I think she was sort of piling on a humorous point about the “art” in MMA. But in no way does anyone generally refer to football as an art, martial or otherwise.

She was clearly saying that shutting down Hollywood would leave America with substandard forms of entertainment, such as the lowly spectacle of sports.

I think this at most falls under microaggression; something most of the public imo doesn’t give a two hoots about.

Heck, Trump didn’t even use the same gestures as the reporter has shown in the few brief clips I have seen of him.

I think we have to be careful with labels. Calling someone a “Hollywood Celebrity” tells your brain to not consider that specific person’s life experiences and substitute a lazy stereotypical notion instead. Are “Cab Drivers”, “Union Reps”, “Teachers”, “Police”, “Welders”, etc. good spokespeople for other areas? Perhaps they are, perhaps they aren’t. It depends on the persons individual experience, not the label we affix them with.

So, it’s not an insult because it’s a*** bad*** impersonation?

You mean Mixed Martial Arts aren’t really art? Holy crap!!! :eek:

I try to live my life according to the precepts of Ted Nugent.

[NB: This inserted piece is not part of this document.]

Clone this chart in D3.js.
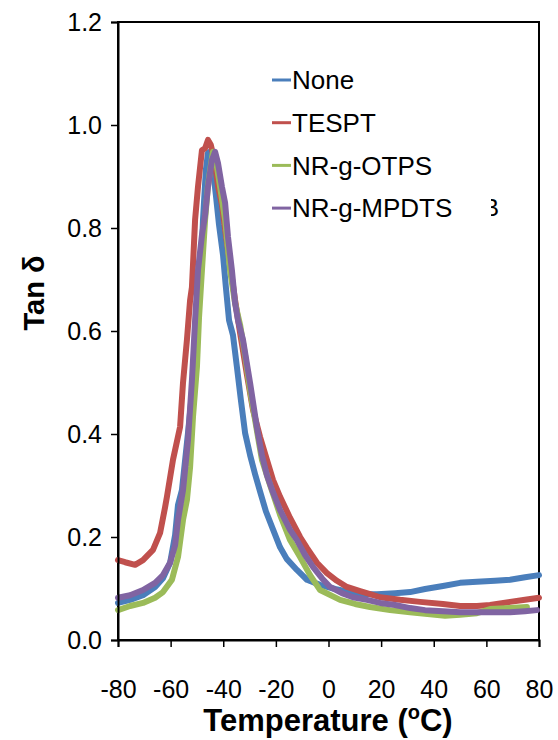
<!DOCTYPE html>
<html>
<head>
<meta charset="utf-8">
<script src="https://cdn.jsdelivr.net/npm/d3@7"></script>
<style>
  body { margin: 0; background: #fff; }
  text { font-family: "Liberation Sans", Arial, sans-serif; }
</style>
</head>
<body>
<div id="chart"></div>
<script>
// temperature / tan delta readings, one pair of arrays per sample
const noneT = [-80, -75.4, -70.5, -65.9, -62.9, -60.2, -58.3, -57.2, -55.7, -53.4, -51.5, -50.0, -48.8, -47.7, -46.6, -45.8, -45.0, -43.9, -42.8, -41.6, -40.1, -39.0, -37.8, -36.3, -34.8, -33.3, -31.7, -29.8, -27.9, -26.0, -23.8, -21.1, -18.4, -15.8, -12.0, -8.2, -3.2, 2.5, 8.2, 13.9, 18.4, 25.3, 31.0, 36.7, 43.5, 50.0, 56.4, 63.3, 69.0, 74.7, 80];
const noneV = [0.072, 0.078, 0.087, 0.103, 0.120, 0.150, 0.204, 0.262, 0.291, 0.402, 0.499, 0.596, 0.685, 0.816, 0.913, 0.946, 0.948, 0.913, 0.864, 0.806, 0.748, 0.685, 0.621, 0.592, 0.530, 0.466, 0.402, 0.359, 0.322, 0.288, 0.250, 0.215, 0.180, 0.157, 0.136, 0.117, 0.107, 0.099, 0.093, 0.089, 0.089, 0.091, 0.093, 0.099, 0.105, 0.111, 0.113, 0.115, 0.117, 0.122, 0.126];

const tesptT = [-80, -77.3, -73.5, -70.5, -66.7, -64.0, -62.1, -61.4, -59.1, -56.4, -55.3, -53.8, -52.6, -51.9, -50.7, -49.6, -48.1, -46.9, -45.8, -44.7, -43.1, -42.0, -40.5, -39.0, -37.4, -35.5, -33.6, -31.0, -28.7, -26.0, -23.4, -21.1, -18.4, -14.6, -10.8, -8.2, -4.4, -0.6, 3.2, 7.0, 12.0, 15.8, 19.6, 27.2, 34.8, 43.5, 50.0, 56.4, 61.4, 69.0, 74.7, 80];
const tesptV = [0.155, 0.151, 0.146, 0.155, 0.175, 0.208, 0.258, 0.278, 0.350, 0.414, 0.499, 0.583, 0.660, 0.685, 0.816, 0.880, 0.951, 0.955, 0.971, 0.961, 0.926, 0.882, 0.845, 0.786, 0.728, 0.660, 0.596, 0.515, 0.447, 0.394, 0.350, 0.311, 0.278, 0.237, 0.200, 0.179, 0.150, 0.130, 0.115, 0.103, 0.095, 0.089, 0.083, 0.078, 0.074, 0.070, 0.066, 0.066, 0.068, 0.074, 0.078, 0.082];

const otpsT = [-80, -75.4, -70.5, -65.9, -62.9, -59.5, -57.2, -55.3, -53.8, -52.6, -51.5, -50.0, -49.2, -48.1, -46.9, -45.8, -44.7, -43.9, -42.8, -41.2, -39.3, -37.4, -35.5, -33.6, -31.7, -29.8, -27.9, -25.3, -22.2, -18.4, -14.6, -10.8, -7.0, -3.2, 4.4, 10.1, 15.8, 23.4, 31.0, 38.6, 44.3, 50.0, 56.4, 61.4, 69.0, 75.4];
const otpsV = [0.058, 0.066, 0.072, 0.082, 0.093, 0.117, 0.161, 0.233, 0.272, 0.336, 0.433, 0.530, 0.627, 0.718, 0.816, 0.883, 0.922, 0.948, 0.932, 0.880, 0.816, 0.718, 0.654, 0.612, 0.553, 0.485, 0.427, 0.350, 0.301, 0.243, 0.194, 0.161, 0.126, 0.097, 0.078, 0.070, 0.064, 0.058, 0.054, 0.050, 0.047, 0.049, 0.052, 0.060, 0.062, 0.064];

const mpdtsT = [-80, -75.4, -70.5, -65.9, -62.9, -60.2, -58.3, -57.2, -55.3, -53.4, -51.9, -50.7, -49.6, -48.1, -46.9, -45.8, -44.3, -43.1, -42.0, -40.5, -39.3, -38.2, -36.7, -35.5, -34.4, -32.5, -29.8, -27.2, -25.3, -23.4, -21.1, -18.4, -14.6, -12.0, -8.9, -5.9, -2.5, 0.6, 5.1, 9.3, 14.6, 19.6, 25.3, 31.0, 36.7, 43.5, 50.0, 56.4, 63.3, 69.0, 74.7, 79.2];
const mpdtsV = [0.082, 0.087, 0.097, 0.111, 0.126, 0.150, 0.184, 0.233, 0.291, 0.388, 0.505, 0.621, 0.718, 0.786, 0.825, 0.880, 0.932, 0.948, 0.926, 0.880, 0.849, 0.783, 0.718, 0.654, 0.621, 0.583, 0.499, 0.412, 0.359, 0.320, 0.287, 0.252, 0.214, 0.194, 0.165, 0.142, 0.120, 0.103, 0.091, 0.083, 0.078, 0.072, 0.068, 0.062, 0.058, 0.056, 0.054, 0.054, 0.054, 0.054, 0.056, 0.058];

const seriesNames = ["None", "TESPT", "NR-g-OTPS", "NR-g-MPDTS"];
const seriesColors = ["#4a7ebb", "#c0504d", "#9bbb59", "#8064a2"];
const xTicks = [-80, -60, -40, -20, 0, 20, 40, 60, 80];
const yTicks = [0, 0.2, 0.4, 0.6, 0.8, 1.0, 1.2];

const series = [
    { name: seriesNames[0], color: seriesColors[0], values: noneT.map((t, i) => [t, noneV[i]]) },
    { name: seriesNames[1], color: seriesColors[1], values: tesptT.map((t, i) => [t, tesptV[i]]) },
    { name: seriesNames[2], color: seriesColors[2], values: otpsT.map((t, i) => [t, otpsV[i]]) },
    { name: seriesNames[3], color: seriesColors[3], values: mpdtsT.map((t, i) => [t, mpdtsV[i]]) }
];

const width = 558, height = 740;
const margin = { top: 22, right: 19, bottom: 100, left: 118 };
const innerW = width - margin.left - margin.right;
const innerH = height - margin.top - margin.bottom;

const svg = d3.select("#chart")
    .append("svg")
    .attr("width", width)
    .attr("height", height);

const g = svg.append("g")
    .attr("transform", `translate(${margin.left},${margin.top})`);

const x = d3.scaleLinear().domain([-80, 80]).range([0, innerW]);
const y = d3.scaleLinear().domain([0, 1.2]).range([innerH, 0]);

// frame (top and right)
g.append("rect")
    .attr("x", 0).attr("y", 0)
    .attr("width", innerW).attr("height", innerH)
    .attr("fill", "none")
    .attr("stroke", "#000")
    .attr("stroke-width", 2);

// curves
const line = d3.line()
    .x(d => x(d[0]))
    .y(d => y(d[1]));

g.selectAll("path.curve")
    .data(series)
    .enter()
    .append("path")
    .attr("class", "curve")
    .attr("d", d => line(d.values))
    .attr("fill", "none")
    .attr("stroke", d => d.color)
    .attr("stroke-width", 6)
    .attr("stroke-linejoin", "round")
    .attr("stroke-linecap", "round");

// axes
const xAxis = g.append("g")
    .attr("transform", `translate(0,${innerH})`)
    .call(d3.axisBottom(x).tickValues(xTicks).tickSize(7).tickFormat(d => String(d)));

const yAxis = g.append("g")
    .call(d3.axisLeft(y).tickValues(yTicks).tickSize(7).tickPadding(9).tickFormat(d3.format(".1f")));

[xAxis, yAxis].forEach(a => {
    a.select(".domain").attr("stroke", "#000").attr("stroke-width", 2);
    a.selectAll(".tick line").attr("stroke", "#000").attr("stroke-width", 1.5);
    a.selectAll("text")
        .style("font-size", "25px")
        .style("font-family", "'Liberation Sans', Arial, sans-serif")
        .attr("fill", "#000");
});
xAxis.selectAll("text").attr("y", 58).attr("dy", 0);

// axis titles
const xTitle = svg.append("text")
    .attr("x", 328)
    .attr("y", 731)
    .attr("text-anchor", "middle")
    .style("font-size", "31px")
    .style("font-weight", "bold");
xTitle.append("tspan").text("Temperature (");
xTitle.append("tspan").attr("dy", -12).style("font-size", "20px").text("o");
xTitle.append("tspan").attr("dy", 12).text("C)");

svg.append("text")
    .attr("transform", "translate(44,293) rotate(-90)")
    .attr("text-anchor", "middle")
    .style("font-size", "29px")
    .style("font-weight", "bold")
    .text("Tan δ");

// legend
const legend = svg.append("g").attr("transform", "translate(272,80)");
series.forEach((s, i) => {
    const row = legend.append("g").attr("transform", `translate(0,${i * 42.7})`);
    row.append("line")
        .attr("x1", 0).attr("x2", 19)
        .attr("y1", 0).attr("y2", 0)
        .attr("stroke", s.color)
        .attr("stroke-width", 3);
    row.append("text")
        .attr("x", 20)
        .attr("y", 0)
        .attr("dy", "0.36em")
        .style("font-size", "26px")
        .text(s.name);
});

// stray clipped label fragment beside the legend
svg.append("clipPath").attr("id", "frag")
    .append("rect").attr("x", 491).attr("y", 190).attr("width", 20).attr("height", 30);
svg.append("text")
    .attr("x", 483)
    .attr("y", 216)
    .attr("clip-path", "url(#frag)")
    .style("font-size", "24px")
    .text("B");
</script>
</body>
</html>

For those of us on the Right, it does get tiresome and annoying to sit through political statements from pop culture stars, who tend to represent the far left.

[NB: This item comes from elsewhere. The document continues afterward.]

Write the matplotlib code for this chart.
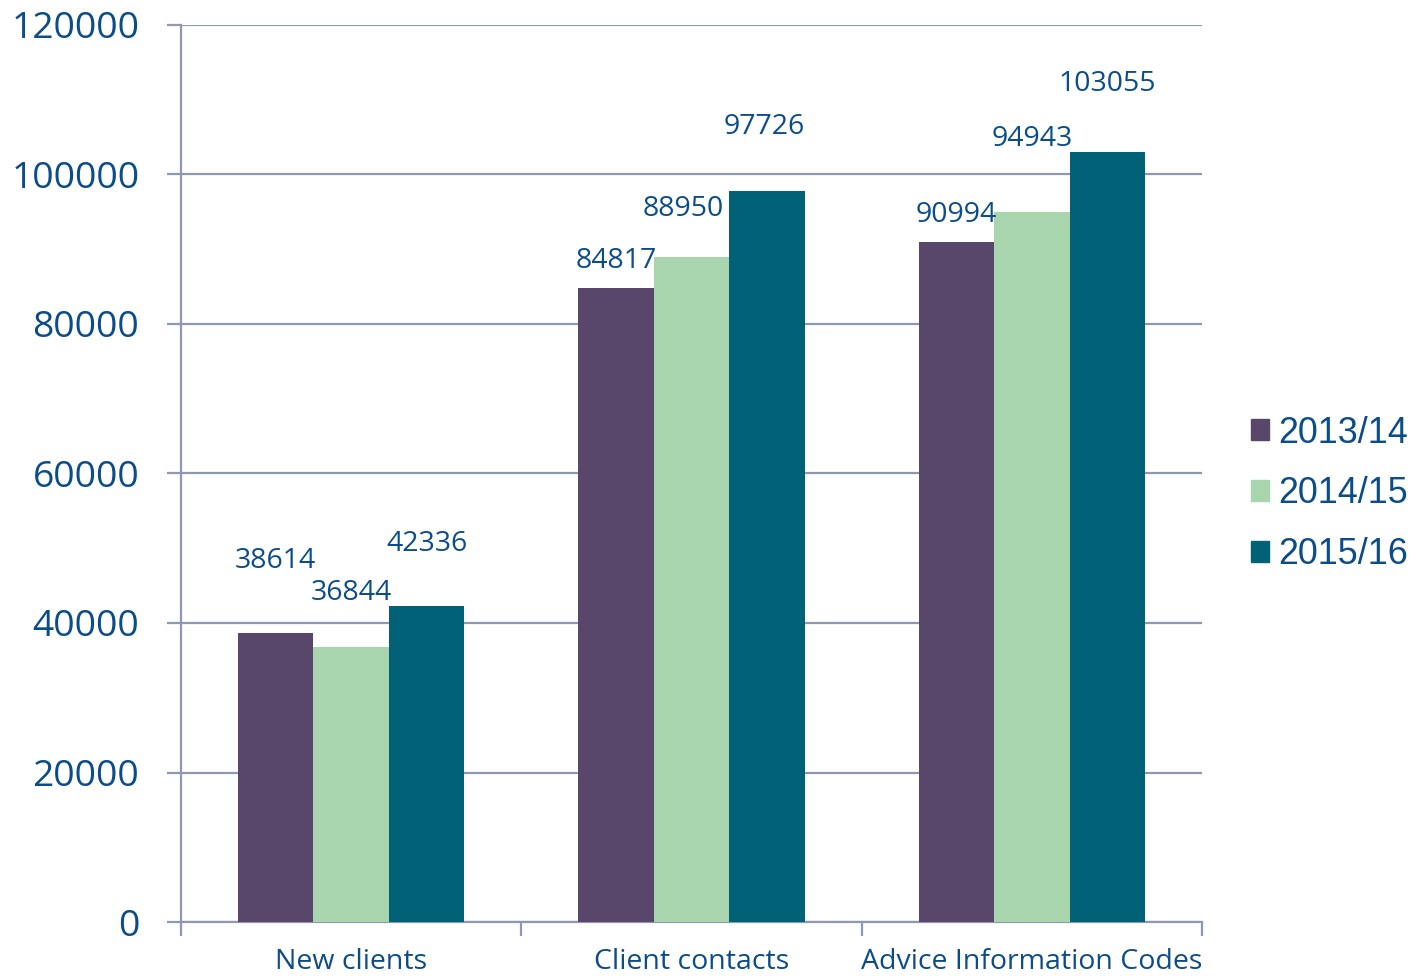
import numpy as np
import matplotlib.pyplot as plt
from matplotlib.patches import Patch

categories = ["New clients", "Client contacts", "Advice Information Codes"]
years = ["2013/14", "2014/15", "2015/16"]
v1314 = [38614, 84817, 90994]
v1415 = [36844, 88950, 94943]
v1516 = [42336, 97726, 103055]

colors = ["#59476B", "#A8D5AE", "#006177"]
txt = "#0B4C8A"
grid_c = "#8E99B0"

# label positions, as set by hand in the original (y offset in data units, x offset in category units)
lab_dy = [[9700, 3600, 3600], [7200, 6450, 9800], [8250, 8650, 9050]]
lab_dx = [[0, 0, 0], [0, -0.024, 0], [0, -0.007, 0]]

fig = plt.figure(figsize=(14.17, 9.76), dpi=100)
ax = fig.add_axes([181/1417, 54/976, 1021/1417, 897/976])

x = np.arange(len(categories))
w = 0.222
series = [v1314, v1415, v1516]
for i, vals in enumerate(series):
    xs = x + (i - 1) * w
    ax.bar(xs, vals, width=w, color=colors[i], zorder=3)
    for j, v in enumerate(vals):
        ax.text(xs[j] + lab_dx[i][j], v + lab_dy[i][j], str(v), ha="center", va="center",
                fontsize=20.5, color=txt, family="Open Sans", zorder=4)

ax.set_xlim(-0.5, 2.5)
ax.set_ylim(0, 120000)
ax.set_yticks(np.arange(0, 120001, 20000))
ax.set_yticklabels([str(t) for t in range(0, 120001, 20000)], family="Open Sans",
                   fontsize=26.8, color=txt)
ax.yaxis.grid(True, color=grid_c, lw=1.6, zorder=0)
ax.tick_params(axis="y", length=10, width=1.6, color=grid_c, pad=20)

ax.set_xticks([-0.5, 0.5, 1.5, 2.5])
ax.set_xticklabels([])
ax.set_xticks(x, minor=True)
ax.set_xticklabels(categories, minor=True, family="Open Sans", fontsize=20.5, color=txt)
ax.tick_params(axis="x", which="major", length=10, width=1.6, color=grid_c)
ax.tick_params(axis="x", which="minor", length=0, pad=19)

for s in ["top", "right"]:
    ax.spines[s].set_visible(False)
for s in ["left", "bottom"]:
    ax.spines[s].set_color(grid_c)
    ax.spines[s].set_linewidth(1.6)

handles = [Patch(color=c) for c in colors]
leg = fig.legend(handles, years, loc="center right", bbox_to_anchor=(1408/1417, 0.494),
                 frameon=False, borderpad=0, borderaxespad=0, handlelength=0.52,
                 handleheight=0.52, handletextpad=0.25, labelspacing=0.72,
                 prop={"family": "Liberation Sans", "size": 25.8})
for t in leg.get_texts():
    t.set_color(txt)

fig.savefig("out.png", dpi=100)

But I can’t fault anyone in the spotlight for using that spotlight to promote whatever causes he or she supports. I’m sure I’d do the same if I were any kind of celebrity.

A: Trump was an asshole to that reporter.
B: No, see here he is being an asshole to other people in the same way.
A: …

I don’t have any issue with celebrities using their notoriety to advance their politics, but at this point acceptance speeches have become a bit contrived. Honestly I’d rather hear a funny story about the movie or people you worked with than a tangentially related political rant. There’s a time and a place, I’m sure Meryl Streep could find a news outlet that would be happy to interview her in a more relevant setting.

Also, were the Hollywood press even that maligned this past year? I was under the impression that “lying media” was more of dig a CNN, MSNBC, ect. rather than E! and TMZ.